* _COLLECTED MATERIAL_
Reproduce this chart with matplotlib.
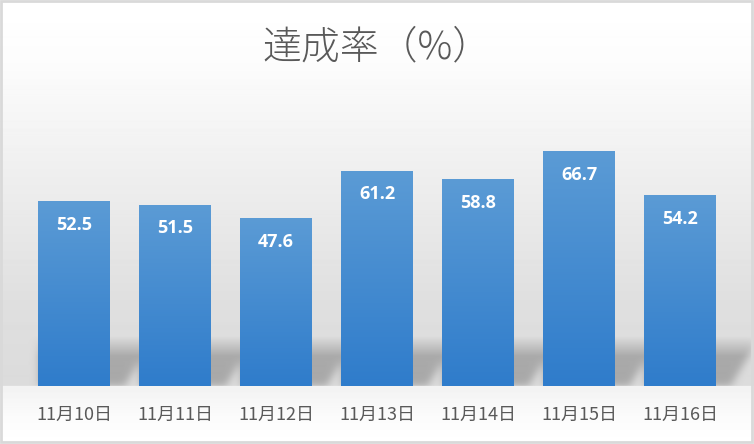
import matplotlib.pyplot as plt
import numpy as np
from matplotlib.patches import Rectangle
from matplotlib.colors import LinearSegmentedColormap

plt.rcParams['font.family'] = ['Noto Sans CJK JP', 'DejaVu Sans']

dates = ['11月10日', '11月11日', '11月12日', '11月13日', '11月14日', '11月15日', '11月16日']
rates = [52.5, 51.5, 47.6, 61.2, 58.8, 66.7, 54.2]

W, H = 754, 444
fig = plt.figure(figsize=(W / 100, H / 100), dpi=100)

ax = fig.add_axes([23.5 / W, 58 / H, 707 / W, 245.6 / H], zorder=1)
ax.patch.set_alpha(0)
x = np.arange(len(dates))
width = 0.71
ax.set_xlim(-0.5, len(x) - 0.5)
ax.set_ylim(0, 70)

# background (pixel image): grey gradient, floor band and soft bar shadows
rows = np.arange(H)[:, None].astype(float)
floor = H - ax.transData.transform((0, 0))[1]
prof = np.interp(rows[:, 0], [0, 60, 300, floor - 1, floor, floor + 30, H],
                 [1.0, 0.99, 0.875, 0.86, 0.95, 0.985, 1.0])
img = np.repeat(prof[:, None], W, axis=1)

mask = np.zeros((H, W))
cols = np.arange(W)[None, :]
for i in range(len(x)):
    left = ax.transData.transform((x[i] - width / 2, 0))[0]
    right = ax.transData.transform((x[i] + width / 2, 0))[0]
    reach = right + 14 + (floor - rows) * 0.6
    m = (cols >= left) & (cols <= reach) & (rows >= floor - 55) & (rows < floor)
    mask = np.maximum(mask, m.astype(float))

# simple separable blur
k = np.exp(-0.5 * (np.arange(-10, 11) / 4.0) ** 2)
k /= k.sum()
mask = np.apply_along_axis(lambda r: np.convolve(r, k, mode='same'), 1, mask)
mask = np.apply_along_axis(lambda c: np.convolve(c, k, mode='same'), 0, mask)
fade = np.clip((rows - (floor - 50)) / 20.0, 0, 1)
mask = mask * fade * (rows < floor)
img = img - 0.2 * mask

bg = fig.add_axes([0, 0, 1, 1], zorder=0)
bg.set_axis_off()
bg.imshow(img, cmap='gray', vmin=0, vmax=1, aspect='auto',
          extent=[0, W, H, 0], interpolation='bilinear')
bg.set_xlim(0, W)
bg.set_ylim(H, 0)
bg.add_patch(Rectangle((1, 1), W - 3, H - 3, fill=False, ec='#d9d9d9', lw=2))

bars = ax.bar(x, rates, width, color='#4a8fd6', zorder=2)

# vertical gradient inside each bar
grad = np.linspace(0, 1, 256)[:, None]
cmap = LinearSegmentedColormap.from_list('b', ['#2f7ccb', '#5b9bd5'])
for b in bars:
    x0, w, h = b.get_x(), b.get_width(), b.get_height()
    ax.imshow(grad, cmap=cmap, aspect='auto', origin='lower',
              extent=[x0, x0 + w, 0, h], zorder=3)

for i, v in enumerate(rates):
    ax.annotate('{}'.format(v), xy=(x[i], v), xytext=(0, -23), textcoords='offset pixels',
                ha='center', va='center', color='white', fontsize=13, fontweight='bold',
                family=['Open Sans', 'DejaVu Sans'], zorder=4)

ax.set_xticks(x)
ax.set_xticklabels(dates, fontsize=13, color='#595959')
ax.tick_params(axis='x', length=0, pad=14)
ax.set_yticks([])
for s in ax.spines.values():
    s.set_visible(False)

fig.text(377 / W, 1 - 48 / H, '達成率（%）', ha='center', va='center',
         fontsize=28, color='#595959', fontweight='light')

plt.savefig('out.png', dpi=100)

* _DIRECTIONS FOR THIS TASK_
Quote, please, every line of the material above from its start through the line that has "bars = ax.bar(x, rates, width, color='#4a8fd6', zorder=2)", reproducing the words exactly and dropping any images.

* _TASK OUTPUT_
Reproduce this chart with matplotlib.
import matplotlib.pyplot as plt
import numpy as np
from matplotlib.patches import Rectangle
from matplotlib.colors import LinearSegmentedColormap

plt.rcParams['font.family'] = ['Noto Sans CJK JP', 'DejaVu Sans']

dates = ['11月10日', '11月11日', '11月12日', '11月13日', '11月14日', '11月15日', '11月16日']
rates = [52.5, 51.5, 47.6, 61.2, 58.8, 66.7, 54.2]

W, H = 754, 444
fig = plt.figure(figsize=(W / 100, H / 100), dpi=100)

ax = fig.add_axes([23.5 / W, 58 / H, 707 / W, 245.6 / H], zorder=1)
ax.patch.set_alpha(0)
x = np.arange(len(dates))
width = 0.71
ax.set_xlim(-0.5, len(x) - 0.5)
ax.set_ylim(0, 70)

# background (pixel image): grey gradient, floor band and soft bar shadows
rows = np.arange(H)[:, None].astype(float)
floor = H - ax.transData.transform((0, 0))[1]
prof = np.interp(rows[:, 0], [0, 60, 300, floor - 1, floor, floor + 30, H],
                 [1.0, 0.99, 0.875, 0.86, 0.95, 0.985, 1.0])
img = np.repeat(prof[:, None], W, axis=1)

mask = np.zeros((H, W))
cols = np.arange(W)[None, :]
for i in range(len(x)):
    left = ax.transData.transform((x[i] - width / 2, 0))[0]
    right = ax.transData.transform((x[i] + width / 2, 0))[0]
    reach = right + 14 + (floor - rows) * 0.6
    m = (cols >= left) & (cols <= reach) & (rows >= floor - 55) & (rows < floor)
    mask = np.maximum(mask, m.astype(float))

# simple separable blur
k = np.exp(-0.5 * (np.arange(-10, 11) / 4.0) ** 2)
k /= k.sum()
mask = np.apply_along_axis(lambda r: np.convolve(r, k, mode='same'), 1, mask)
mask = np.apply_along_axis(lambda c: np.convolve(c, k, mode='same'), 0, mask)
fade = np.clip((rows - (floor - 50)) / 20.0, 0, 1)
mask = mask * fade * (rows < floor)
img = img - 0.2 * mask

bg = fig.add_axes([0, 0, 1, 1], zorder=0)
bg.set_axis_off()
bg.imshow(img, cmap='gray', vmin=0, vmax=1, aspect='auto',
          extent=[0, W, H, 0], interpolation='bilinear')
bg.set_xlim(0, W)
bg.set_ylim(H, 0)
bg.add_patch(Rectangle((1, 1), W - 3, H - 3, fill=False, ec='#d9d9d9', lw=2))

bars = ax.bar(x, rates, width, color='#4a8fd6', zorder=2)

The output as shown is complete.